Studio album by Miho Nakayama
- Released: March 16, 1990
- Recorded: 1989
- Genres: J-pop; pop rock;
- Length: 42:16
- Language: Japanese
- Label: King Records
- Producers: Akira Fukuzumi; Cindy;

Miho Nakayama chronology
| Merry Merry (1989) | All for You (1990) | Jeweluna (1990) |

Singles from All for You
- "Midnight Taxi" Released: January 15, 1990; "Semi-sweet Magic" Released: March 21, 1990;

= All for You (Miho Nakayama album) =

All for You (オール・フォー・ユー, Ōru fō Yū) is the 11th studio album by Japanese entertainer Miho Nakayama. Released through King Records on March 16, 1990, the album features the singles "Midnight Taxi" and "Semi-sweet Magic".

The album peaked at No. 3 on Oricon's albums chart. It also sold over 124,000 copies and was certified Gold by the RIAJ.

== Track listing ==
All music is arranged by Tomoji Sogawa, except where indicated.

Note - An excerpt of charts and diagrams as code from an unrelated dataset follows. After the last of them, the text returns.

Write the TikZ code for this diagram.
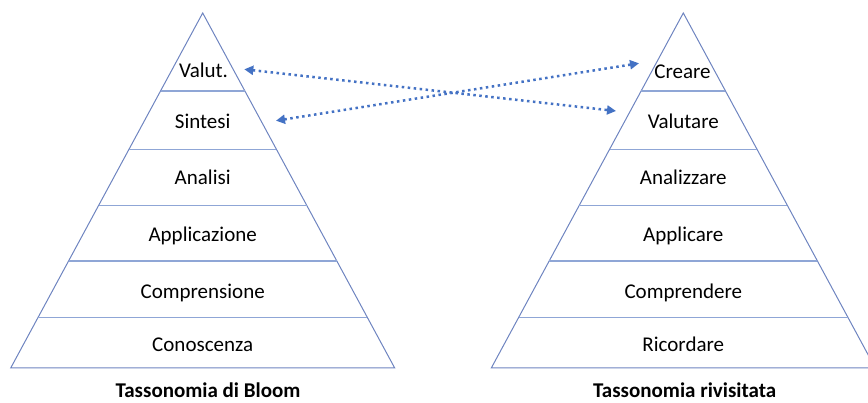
\documentclass[tikz,border=0pt]{standalone}
\usepackage{fontspec}
\setmainfont{Carlito}
\usetikzlibrary{arrows.meta}
\definecolor{edgeblue}{RGB}{110,132,192}
\definecolor{layerblue}{RGB}{143,166,214}
\definecolor{arrowblue}{RGB}{68,114,196}
\tikzset{
  pyr/.style={draw=edgeblue, line width=1pt},
  layer/.style={draw=layerblue, line width=1.4pt},
  lbl/.style={anchor=base, inner sep=0pt, font=\fontsize{21}{25}\selectfont},
  ttl/.style={anchor=base, inner sep=0pt, font=\fontsize{21}{25}\selectfont\bfseries},
  link/.style={draw=arrowblue, line width=2.5pt, dash pattern=on 2.5pt off 3.5pt,
    {Triangle[length=9pt,width=9pt]}-{Triangle[length=9pt,width=9pt]}}
}
\begin{document}
\begin{tikzpicture}[x=1pt,y=-1pt]
\useasboundingbox (0,0) rectangle (868,403);
\clip (0,0) rectangle (868,403);
% left pyramid
\coordinate (LA) at (202.7,13);
\coordinate (LL) at (10.7,368);
\coordinate (LR) at (394.7,368);
\draw[pyr] (LL) -- (LA) -- (LR) -- cycle;
\foreach \y in {91,149.3,205.3,261,317.3}{
  \pgfmathsetmacro{\dx}{(\y-13)*0.5408}
  \draw[layer] (202.7-\dx,\y) -- (202.7+\dx,\y);
}
% right pyramid
\coordinate (RA) at (683.3,13);
\coordinate (RL) at (491.3,368);
\coordinate (RR) at (875.3,368);
\draw[pyr] (RL) -- (RA) -- (RR) -- cycle;
\foreach \y in {91,149.3,205.3,261,317.3}{
  \pgfmathsetmacro{\dx}{(\y-13)*0.5408}
  \draw[layer] (683.3-\dx,\y) -- (683.3+\dx,\y);
}
% left labels
\node[lbl] (lv) at (203.5,78) {Valut.};
\node[lbl] (ls) at (202.7,128.5) {Sintesi};
\node[lbl] (lan) at (202.7,184.5) {Analisi};
\node[lbl] (lap) at (202.7,241.7) {Applicazione};
\node[lbl] (lc) at (202.7,298.3) {Comprensione};
\node[lbl] (lk) at (202.7,351.5) {Conoscenza};
% right labels
\node[lbl] (rc) at (682.5,78.3) {Creare};
\node[lbl] (rv) at (683.3,128.3) {Valutare};
\node[lbl] (ran) at (683.3,185) {Analizzare};
\node[lbl] (rap) at (683.3,241.7) {Applicare};
\node[lbl] (rcp) at (683.3,298.3) {Comprendere};
\node[lbl] (rr) at (683.3,351.7) {Ricordare};
% titles
\node[ttl] (t1) at (208,398) {Tassonomia di Bloom};
\node[ttl] (t2) at (684.7,398) {Tassonomia rivisitata};
% arrows
\coordinate (a1) at (244.3,69.3);
\coordinate (b1) at (616,111);
\coordinate (a2) at (276,120.7);
\coordinate (b2) at (639,63.3);
\draw[link] (a1) -- (b1);
\draw[link] (a2) -- (b2);
\end{tikzpicture}
\end{document}
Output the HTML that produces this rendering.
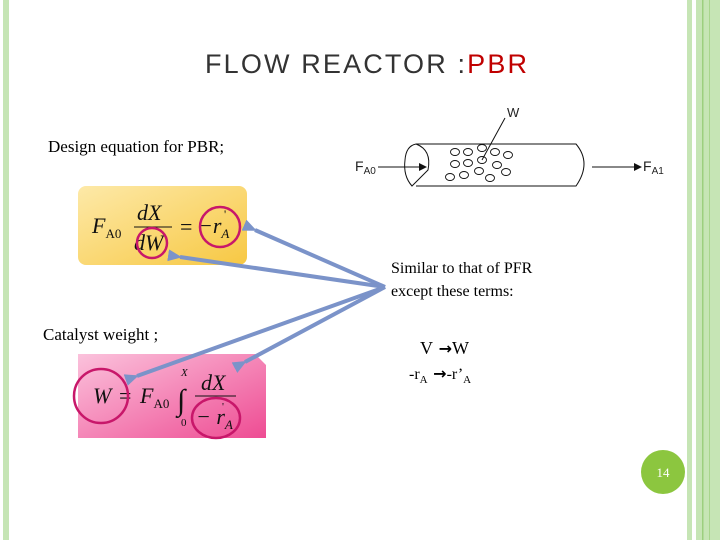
<!DOCTYPE html>
<html><head><style>
html,body{margin:0;padding:0;background:#fff;}
svg{display:block;}
</style></head><body>
<svg width="720" height="540" xmlns="http://www.w3.org/2000/svg" font-family="Liberation Serif, serif">
<defs>
<linearGradient id="yg" x1="0" y1="0" x2="1" y2="1">
<stop offset="0" stop-color="#fde9a8"/><stop offset="1" stop-color="#f7c843"/></linearGradient>
<linearGradient id="pg" x1="0" y1="0" x2="1" y2="1">
<stop offset="0" stop-color="#fbc2dc"/><stop offset="1" stop-color="#ee4c93"/></linearGradient>
<marker id="ah" markerWidth="8" markerHeight="8" refX="6" refY="4" orient="auto" markerUnits="userSpaceOnUse">
<path d="M0,0 L8,4 L0,8 z" fill="#111"/></marker>
<marker id="bh" markerWidth="14" markerHeight="12" refX="2" refY="6" orient="auto" markerUnits="userSpaceOnUse">
<path d="M14,0 L0,6 L14,12 z" fill="#7b93c9"/></marker>
</defs>
<rect x="3" y="0" width="6" height="540" fill="#c6e5b5"/>
<rect x="687" y="0" width="5" height="540" fill="#c6e5b5"/>
<rect x="696" y="0" width="24" height="540" fill="#c6e5b5"/>
<rect x="702" y="0" width="1.5" height="540" fill="#9ccf7e"/>
<rect x="709" y="0" width="1" height="540" fill="#a8d58d"/>
<text x="205" y="73" font-family="Liberation Sans, sans-serif" font-size="27" fill="#333" textLength="322" lengthAdjust="spacing">FLOW REACTOR :<tspan fill="#c00000">PBR</tspan></text>
<text x="48" y="152" font-size="17">Design equation for PBR;</text>
<text x="43" y="340" font-size="17">Catalyst weight ;</text>
<g stroke="#111" fill="none" stroke-width="1">
<path d="M416,144 L576,144 Q592,163 576,186 L416,186"/>
<path d="M416,144 Q406,146 405,160 Q403,176 412,186 Q420,178 428,170 Q432,150 416,144"/>
<line x1="378" y1="167" x2="425" y2="167" marker-end="url(#ah)"/>
<line x1="592" y1="167" x2="640" y2="167" marker-end="url(#ah)"/>
<line x1="482" y1="160" x2="505" y2="118"/>
<g stroke-width="0.9">
<ellipse cx="455" cy="152" rx="4.5" ry="3.5"/><ellipse cx="468" cy="152" rx="4.5" ry="3.5"/><ellipse cx="482" cy="148" rx="4.5" ry="3.5"/>
<ellipse cx="495" cy="152" rx="4.5" ry="3.5"/><ellipse cx="508" cy="155" rx="4.5" ry="3.5"/>
<ellipse cx="455" cy="164" rx="4.5" ry="3.5"/><ellipse cx="468" cy="163" rx="4.5" ry="3.5"/><ellipse cx="482" cy="160" rx="4.5" ry="3.5"/>
<ellipse cx="497" cy="165" rx="4.5" ry="3.5"/>
<ellipse cx="450" cy="177" rx="4.5" ry="3.5"/><ellipse cx="464" cy="175" rx="4.5" ry="3.5"/><ellipse cx="479" cy="171" rx="4.5" ry="3.5"/>
<ellipse cx="490" cy="178" rx="4.5" ry="3.5"/><ellipse cx="506" cy="172" rx="4.5" ry="3.5"/>
</g></g>
<text x="507" y="117" font-family="Liberation Sans, sans-serif" font-size="13" fill="#222">W</text>
<text x="355" y="171" font-family="Liberation Sans, sans-serif" font-size="14" fill="#222">F<tspan font-size="10" dy="3">A0</tspan></text>
<text x="643" y="171" font-family="Liberation Sans, sans-serif" font-size="14" fill="#222">F<tspan font-size="10" dy="3">A1</tspan></text>
<rect x="78" y="186" width="169" height="79" rx="8" fill="url(#yg)"/>
<g font-style="italic" font-size="22" fill="#111">
<text x="92" y="233">F<tspan font-size="13" dy="5" font-style="normal">A0</tspan></text>
<text x="137" y="220">dX</text>
<line x1="134" y1="227" x2="172" y2="227" stroke="#111"/>
<text x="134" y="250">dW</text>
<text x="180" y="234" font-style="normal">=</text>
<text x="198" y="233">−r<tspan font-size="13" dy="5">A</tspan></text>
<text x="224" y="218" font-size="12" font-style="normal">'</text>
</g>
<circle cx="152" cy="243" r="15" fill="none" stroke="#c8176a" stroke-width="2.5"/>
<ellipse cx="220" cy="227" rx="20" ry="20" fill="none" stroke="#c8176a" stroke-width="2.5"/>
<path d="M78,354 L255,354 L266,365 L266,438 L78,438 z" fill="url(#pg)"/>
<g font-style="italic" font-size="22" fill="#111">
<text x="93" y="403">W</text>
<text x="119" y="403" font-style="normal">=</text>
<text x="140" y="403">F<tspan font-size="13" dy="5" font-style="normal">A0</tspan></text>
<text x="177" y="410" font-size="30" font-style="normal">∫</text>
<text x="181" y="376" font-size="11">X</text>
<text x="181" y="426" font-size="11" font-style="normal">0</text>
<text x="201" y="390">dX</text>
<line x1="195" y1="396" x2="236" y2="396" stroke="#111"/>
<text x="196" y="424">− r<tspan font-size="13" dy="5">A</tspan></text>
<text x="222" y="410" font-size="11" font-style="normal">'</text>
</g>
<circle cx="101" cy="396" r="27" fill="none" stroke="#c8176a" stroke-width="2.5"/>
<ellipse cx="216" cy="418" rx="24" ry="20" fill="none" stroke="#c8176a" stroke-width="2.5"/>
<g stroke="#7b93c9" stroke-width="4" fill="none">
<line x1="385" y1="287" x2="255" y2="230" marker-end="url(#bh)"/>
<line x1="385" y1="287" x2="180" y2="257" marker-end="url(#bh)"/>
<line x1="385" y1="287" x2="137" y2="376" marker-end="url(#bh)"/>
<line x1="385" y1="287" x2="245" y2="362" marker-end="url(#bh)"/>
</g>
<text x="391" y="273" font-size="16">Similar to that of PFR</text>
<text x="391" y="296" font-size="16">except these terms:</text>
<text x="420" y="354" font-size="18">V<tspan font-family="DejaVu Sans, sans-serif" font-size="16" font-weight="bold"> →</tspan>W</text>
<text x="409" y="379" font-size="16">-r<tspan font-size="11" dy="4">A</tspan><tspan dy="-4" font-family="DejaVu Sans, sans-serif" font-weight="bold"> →</tspan>-r’<tspan font-size="11" dy="4">A</tspan></text>
<circle cx="663" cy="472" r="22" fill="#8cc63f"/>
<text x="663" y="477" font-size="13" fill="#fff" text-anchor="middle">14</text>
</svg>
</body></html>
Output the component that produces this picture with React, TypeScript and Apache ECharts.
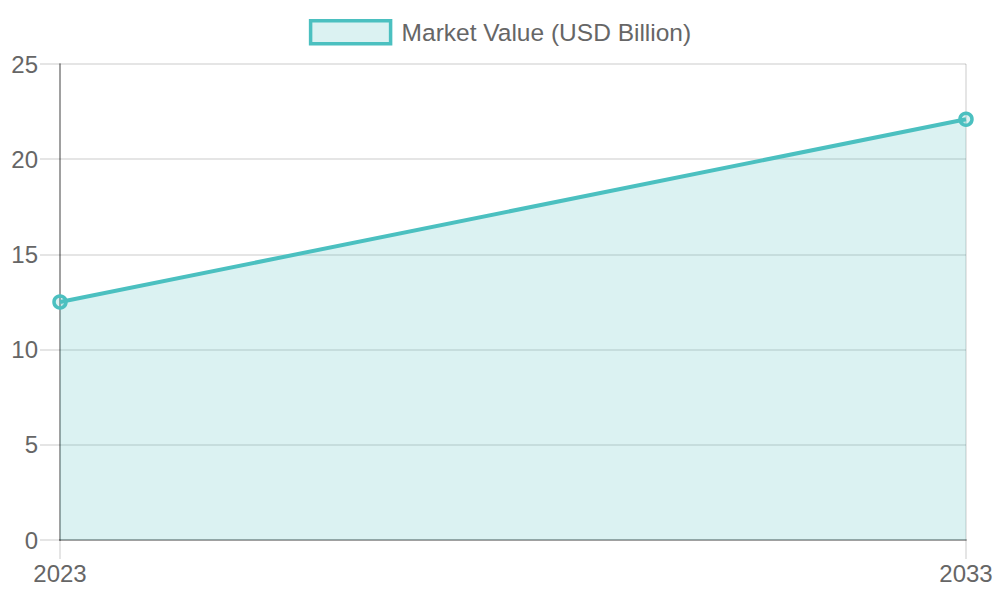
import React, { useEffect, useRef } from 'react';
import * as echarts from 'echarts';

// данные графика
const years = ['2023', '2033'];
const marketValue = [12.5, 22.1];
const seriesName = 'Market Value (USD Billion)';

const LINE = '#4BC0C0';
const FILL = 'rgba(75, 192, 192, 0.2)';
const TEXT = '#666666';
const GRID = 'rgba(0, 0, 0, 0.1)';
const AXIS = 'rgba(0, 0, 0, 0.3)';
const FONT = '"Liberation Sans", Arial, Helvetica, sans-serif';

export default function App() {
  const chartRef = useRef<HTMLDivElement>(null);

  useEffect(() => {
    if (!chartRef.current) return;
    const chart = echarts.init(chartRef.current, null, { renderer: 'svg' });

    chart.setOption({
      animation: false,
      textStyle: { fontFamily: FONT },
      legend: {
        top: 14,
        left: 'center',
        itemWidth: 80,
        itemHeight: 23,
        itemGap: 20,
        textStyle: { fontSize: 24.5, color: TEXT, fontFamily: FONT, padding: [0, 0, 0, 6] },
        data: [
          {
            name: seriesName,
            icon: 'rect',
            itemStyle: { color: FILL, borderColor: LINE, borderWidth: 3.5, opacity: 1 },
          },
        ],
      },
      grid: { left: 60, right: 34, top: 64, bottom: 60, containLabel: false },
      xAxis: {
        type: 'category',
        data: years,
        boundaryGap: false,
        axisLine: { show: true, lineStyle: { color: AXIS, width: 2 } },
        axisTick: { show: true, length: 19, lineStyle: { color: GRID, width: 2 } },
        axisLabel: { fontSize: 24, color: TEXT, margin: 21, fontFamily: FONT },
        splitLine: { show: true, lineStyle: { color: GRID, width: 2 } },
      },
      yAxis: {
        type: 'value',
        min: 0,
        max: 25,
        interval: 5,
        axisLine: { show: true, lineStyle: { color: AXIS, width: 2 } },
        axisTick: { show: true, length: 20, lineStyle: { color: GRID, width: 2 } },
        axisLabel: { fontSize: 24, color: TEXT, margin: 22, fontFamily: FONT },
        splitLine: { show: true, lineStyle: { color: GRID, width: 2 } },
      },
      series: [
        {
          name: seriesName,
          type: 'line',
          data: marketValue,
          symbol: 'circle',
          symbolSize: 12,
          lineStyle: { color: LINE, width: 4 },
          itemStyle: { color: FILL, borderColor: LINE, borderWidth: 3.5 },
          areaStyle: { color: FILL, opacity: 1, origin: 'start' },
        },
      ],
    });

    return () => {
      chart.dispose();
    };
  }, []);

  return (
    <div
      ref={chartRef}
      style={{ position: 'fixed', left: 0, top: 0, width: 1000, height: 600, background: '#fff' }}
    />
  );
}
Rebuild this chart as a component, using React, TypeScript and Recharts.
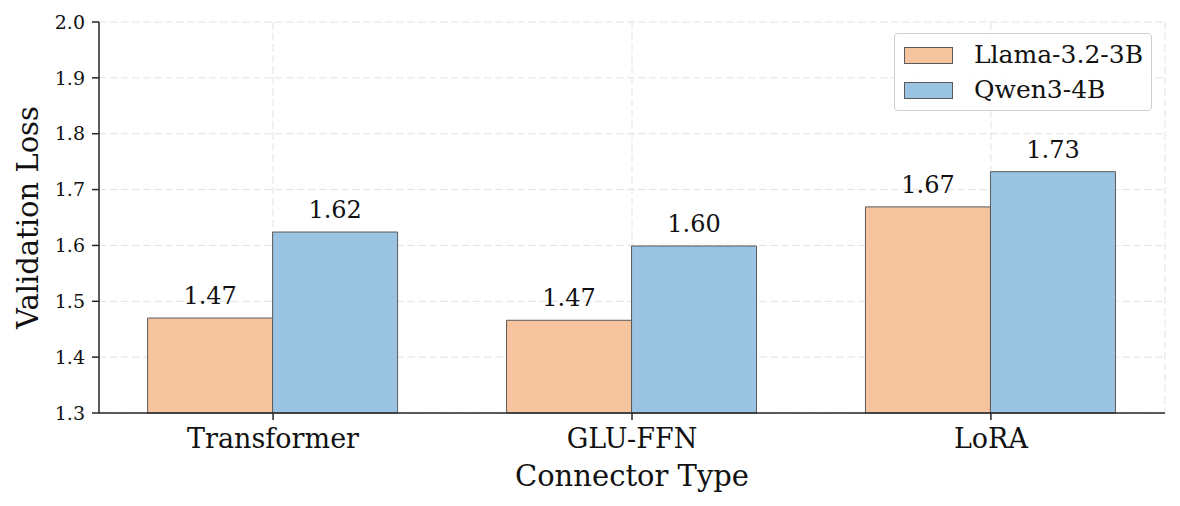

| No. | Title | Lyrics | Music | Arrangement | Length |
|---|---|---|---|---|---|
| 1. | "Introduction to 'All for You'" (Instrumental) |  | Sogawa |  | 0:50 |
| 2. | "Save Your Love" | Miho Nakayama | Cindy | Yūji Toriyama | 4:55 |
| 3. | "Lonely Girl" | Masami Tozawa | Hiroshi Narumi; Cindy; | Toriyama; Narumi (chorus); | 4:16 |
| 4. | "Semi-sweet Magic [Album Version]" | Gorō Matsui | Cindy | Rod Antoon; Cindy (chorus); | 5:23 |
| 5. | "My Love Is All for You" | Nakayama | Nakayama |  | 5:47 |
| 6. | "Midnight Taxi [Album Version]" | Ryō Asuka | Asuka |  | 5:02 |
| 7. | "Sail in Your Arms" | Yūho Iwasato | Chika Ueda |  | 4:58 |
| 8. | "Heaven Knows" | Iwasato | Ueda |  | 4:51 |
| 9. | "Koiiro" | Nakayama | Nakayama |  | 6:14 |
| Total length: |  |  |  |  | 42:16 |

==Charts==

| Chart (1990) | Peak position |
|---|---|
| Japanese Albums (Oricon) | 3 |

== Certification ==

| Region | Certification | Certified units/sales |
| Japan (RIAJ) | Gold | 200,000^{^} |
^{^} Shipments figures based on certification alone.